Question

A carnival game gives players a 25% chance of winning every time it has played a player plays the game four times let XP the number of times a player wins in for place what is the most probable value of X what is the probable that the player will win at least once

Answer 1

Answer:

0.6836 = 68.36% probability that the player will win at least once.

Step-by-step explanation:

For each game, there are only two possible outcomes. Either the player wins, or the player loses. The probability of winning a game is independent of any other game, which means that the binomial probability distribution is used to solve this question.

Binomial probability distribution

The binomial probability is the probability of exactly x successes on n repeated trials, and X can only have two outcomes.

$P(X = x) = C_{n,x}.p^{x}.(1-p)^{n-x}$

In which $C_{n,x}$ is the number of different combinations of x objects from a set of n elements, given by the following formula.
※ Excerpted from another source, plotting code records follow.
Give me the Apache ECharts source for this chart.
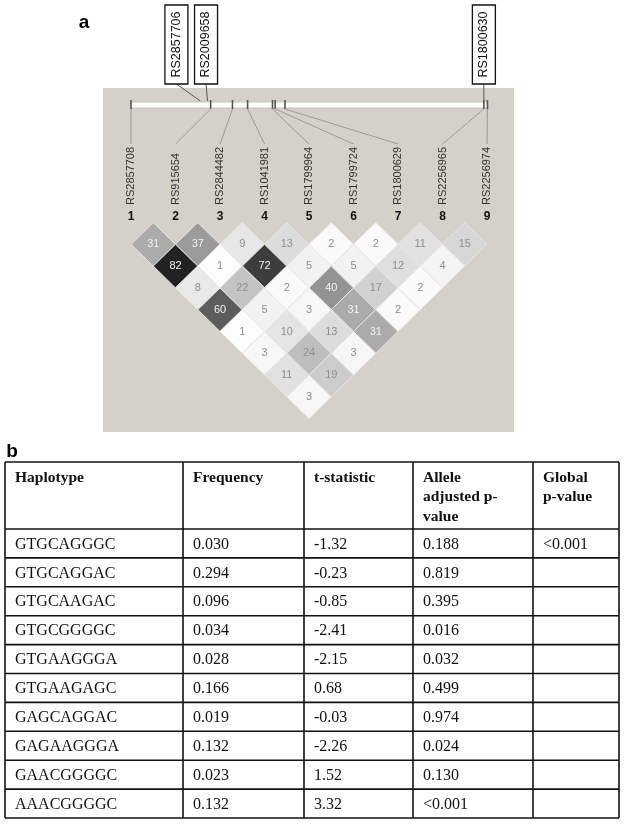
<!DOCTYPE html>
<html>
<head>
<meta charset="utf-8">
<script src="https://cdn.jsdelivr.net/npm/echarts@6/dist/echarts.min.js"></script>
<style>
html,body{margin:0;padding:0;background:#fff;}
#chart{width:624px;height:824px;}
</style>
</head>
<body>
<div id="chart"></div>
<script>
// ---------- DATA ----------
const snpNames = ['RS2857708','RS915654','RS2844482','RS1041981','RS1799964','RS1799724','RS1800629','RS2256965','RS2256974'];
const snpNumbers = ['1','2','3','4','5','6','7','8','9'];
// relative physical positions of the SNPs along the map bar (in marker-spacing units)
const snpMapPos = [1.0, 2.79, 3.28, 3.62, 4.18, 4.24, 4.46, 8.93, 9.01];
const mapExtent = [1.0, 9.02];
const tagNames = ['RS2857706','RS2009658','RS1800630'];
const tagMapPos = [2.56, 2.72, 8.93];
// LD values (r^2 x 100), row d = distance between markers (pairs (i, i+d))
const ldRow1 = [31, 37, 9, 13, 2, 2, 11, 15];
const ldRow2 = [82, 1, 72, 5, 5, 12, 4];
const ldRow3 = [8, 22, 2, 40, 17, 2];
const ldRow4 = [60, 5, 3, 31, 2];
const ldRow5 = [1, 10, 13, 31];
const ldRow6 = [3, 24, 3];
const ldRow7 = [11, 19];
const ldRow8 = [3];
const ldRows = [ldRow1, ldRow2, ldRow3, ldRow4, ldRow5, ldRow6, ldRow7, ldRow8];

// table
const tableHeaders = ['Haplotype', 'Frequency', 't-statistic', 'Allele\nadjusted p-\nvalue', 'Global\np-value'];
const haplotypes = ['GTGCAGGGC','GTGCAGGAC','GTGCAAGAC','GTGCGGGGC','GTGAAGGGA','GTGAAGAGC','GAGCAGGAC','GAGAAGGGA','GAACGGGGC','AAACGGGGC'];
const frequencies = ['0.030','0.294','0.096','0.034','0.028','0.166','0.019','0.132','0.023','0.132'];
const tStatistics = ['-1.32','-0.23','-0.85','-2.41','-2.15','0.68','-0.03','-2.26','1.52','3.32'];
const alleleP = ['0.188','0.819','0.395','0.016','0.032','0.499','0.974','0.024','0.130','<0.001'];
const globalP = ['<0.001','','','','','','','','',''];

// ---------- BUILD ----------
const chart = echarts.init(document.getElementById('chart'), null, {renderer: 'canvas'});

const ldData = [];
ldRows.forEach((row, di) => {
  const d = di + 1;
  row.forEach((v, k) => {
    const i = k + 1;
    ldData.push([i + d / 2, d, v]);
  });
});
const markerData = snpNames.map((n, k) => [k + 1, snpMapPos[k], k]);
const tagData = tagNames.map((n, k) => [tagMapPos[k], k]);

const sans = 'Liberation Sans, Arial, sans-serif';
const serif = 'Liberation Serif, Times New Roman, serif';

function ldColor(v) {
  const g = Math.max(0, Math.min(255, Math.round(255 - v * 2.7)));
  return 'rgb(' + g + ',' + g + ',' + g + ')';
}

// Map layout (pixel offsets for annotation parts)
const BAR_TOP = 102, BAR_BOT = 108;
const LABEL_TOP_Y = 144, LABEL_BASE_Y = 205, NUM_Y = 217;
const BOX_TOP = 5, BOX_BOT = 84, BOX_W = 23;
const tagBoxOffset = [-24, -1.5, 0];

// table graphics
const tableGraphics = [];
const colX = [5, 183, 304, 413, 533, 619];
const tTop = 462, headBot = 529, rowH = 28.9;
const nRows = haplotypes.length;
const tBot = headBot + nRows * rowH;
const cols = [haplotypes, frequencies, tStatistics, alleleP, globalP];
const hLines = [tTop, headBot];
for (let r = 1; r <= nRows; r++) hLines.push(headBot + r * rowH);
hLines.forEach(y => tableGraphics.push({type: 'line', shape: {x1: colX[0], y1: y, x2: colX[5], y2: y}, style: {stroke: '#111', lineWidth: 1.6}}));
colX.forEach(x => tableGraphics.push({type: 'line', shape: {x1: x, y1: tTop, x2: x, y2: tBot}, style: {stroke: '#111', lineWidth: 1.6}}));
tableHeaders.forEach((h, c) => {
  tableGraphics.push({type: 'text', x: colX[c] + 10, y: tTop + 6, style: {text: h, fill: '#111', font: 'bold 15.5px ' + serif, lineHeight: 19.5, align: 'left', verticalAlign: 'top'}});
});
cols.forEach((col, c) => {
  col.forEach((val, r) => {
    if (!val) return;
    tableGraphics.push({type: 'text', x: colX[c] + 10, y: headBot + r * rowH + rowH / 2 + 1, style: {text: val, fill: '#111', font: '16px ' + serif, align: 'left', verticalAlign: 'middle'}});
  });
});

const option = {
  animation: false,
  backgroundColor: '#ffffff',
  grid: {left: 86.5, top: 222.5, width: 445, height: 196.2},
  xAxis: {type: 'value', min: 0, max: 10, show: false},
  yAxis: {type: 'value', min: 0, max: 9, inverse: true, show: false},
  graphic: [
    {type: 'rect', z: -10, shape: {x: 103, y: 88, width: 411, height: 344}, style: {fill: '#d5d1c9'}},
    {type: 'text', x: 84, y: 23, style: {text: 'a', font: 'bold 19px ' + sans, fill: '#000', align: 'center', verticalAlign: 'middle'}},
    {type: 'text', x: 12, y: 452, style: {text: 'b', font: 'bold 19px ' + sans, fill: '#000', align: 'center', verticalAlign: 'middle'}}
  ].concat(tableGraphics),
  series: [
    {
      type: 'custom', name: 'mapbar', z: 2,
      data: [[mapExtent[0], mapExtent[1]]],
      renderItem: function (params, api) {
        const x1 = api.coord([api.value(0), 0])[0];
        const x2 = api.coord([api.value(1), 0])[0];
        return {type: 'rect', shape: {x: x1, y: BAR_TOP, width: x2 - x1, height: BAR_BOT - BAR_TOP}, style: {fill: '#ffffff', stroke: '#c4c4c4', lineWidth: 1}};
      }
    },
    {
      type: 'custom', name: 'markers', z: 3,
      data: markerData,
      renderItem: function (params, api) {
        const lx = api.coord([api.value(0), 0])[0];
        const tx = api.coord([api.value(1), 0])[0];
        const k = api.value(2);
        return {
          type: 'group',
          children: [
            {type: 'line', shape: {x1: tx, y1: BAR_TOP - 2, x2: tx, y2: BAR_BOT + 1}, style: {stroke: '#555', lineWidth: 1.6}},
            {type: 'line', shape: {x1: tx, y1: BAR_BOT + 1, x2: lx, y2: LABEL_TOP_Y}, style: {stroke: '#9a9a9a', lineWidth: 1}},
            {type: 'text', x: lx, y: LABEL_BASE_Y, rotation: Math.PI / 2,
              style: {text: snpNames[k], x: 0, y: 0, align: 'left', verticalAlign: 'middle', fill: '#333', font: '11px ' + sans}},
            {type: 'text', x: lx, y: NUM_Y,
              style: {text: snpNumbers[k], x: 0, y: 0, align: 'center', verticalAlign: 'middle', fill: '#111', font: 'bold 12px ' + sans}}
          ]
        };
      }
    },
    {
      type: 'custom', name: 'tags', z: 3,
      data: tagData,
      renderItem: function (params, api) {
        const tx = api.coord([api.value(0), 0])[0];
        const k = api.value(1);
        const bx = tx + tagBoxOffset[k];
        return {
          type: 'group',
          children: [
            {type: 'line', shape: {x1: bx, y1: BOX_BOT, x2: tx, y2: BAR_TOP - 1}, style: {stroke: '#555', lineWidth: 1}},
            {type: 'rect', shape: {x: bx - BOX_W / 2, y: BOX_TOP, width: BOX_W, height: BOX_BOT - BOX_TOP}, style: {fill: '#fff', stroke: '#111', lineWidth: 1.3}},
            {type: 'text', x: bx, y: (BOX_TOP + BOX_BOT) / 2, rotation: Math.PI / 2,
              style: {text: tagNames[k], x: 0, y: 0, align: 'center', verticalAlign: 'middle', fill: '#111', font: '12.5px ' + sans}}
          ]
        };
      }
    },
    {
      type: 'custom', name: 'LD', z: 4,
      data: ldData,
      encode: {x: 0, y: 1},
      renderItem: function (params, api) {
        const x = api.value(0), y = api.value(1), v = api.value(2);
        const c = api.coord([x, y]);
        const pts = [api.coord([x - 0.5, y]), api.coord([x, y - 1]), api.coord([x + 0.5, y]), api.coord([x, y + 1])];
        return {
          type: 'group',
          children: [
            {type: 'polygon', shape: {points: pts}, style: {fill: ldColor(v), stroke: '#e9e7e3', lineWidth: 1}},
            {type: 'text', x: c[0], y: c[1], style: {text: String(v), x: 0, y: 0, align: 'center', verticalAlign: 'middle',
              fill: v >= 28 ? '#f2f2f2' : '#8f8f8f', font: '11px ' + sans}}
          ]
        };
      }
    }
  ]
};
chart.setOption(option);
</script>
</body>
</html>
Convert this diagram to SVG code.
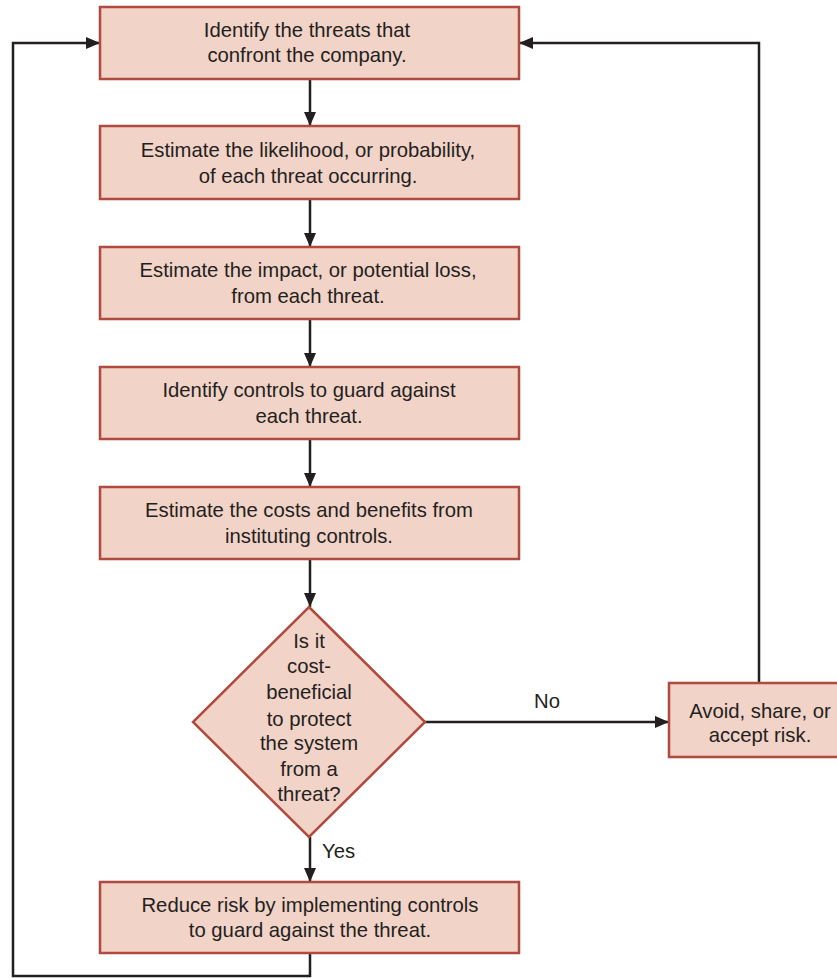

$C_{n,x} = \frac{n!}{x!(n-x)!}$

And p is the probability of X happening.

25% chance of winning

This means that $p = 0.25$

Plays the game four times

This means that $n = 4$

What is the probability that the player will win at least once?

This is:

$P(X \geq 1) = 1 - P(X = 0)$

In which

$P(X = x) = C_{n,x}.p^{x}.(1-p)^{n-x}$

$P(X = 0) = C_{4,0}.(0.25)^{0}.(0.75)^{4} = 0.3164$

$P(X \geq 1) = 1 - P(X = 0) = 1 - 0.3164 = 0.6836$

0.6836 = 68.36% probability that the player will win at least once.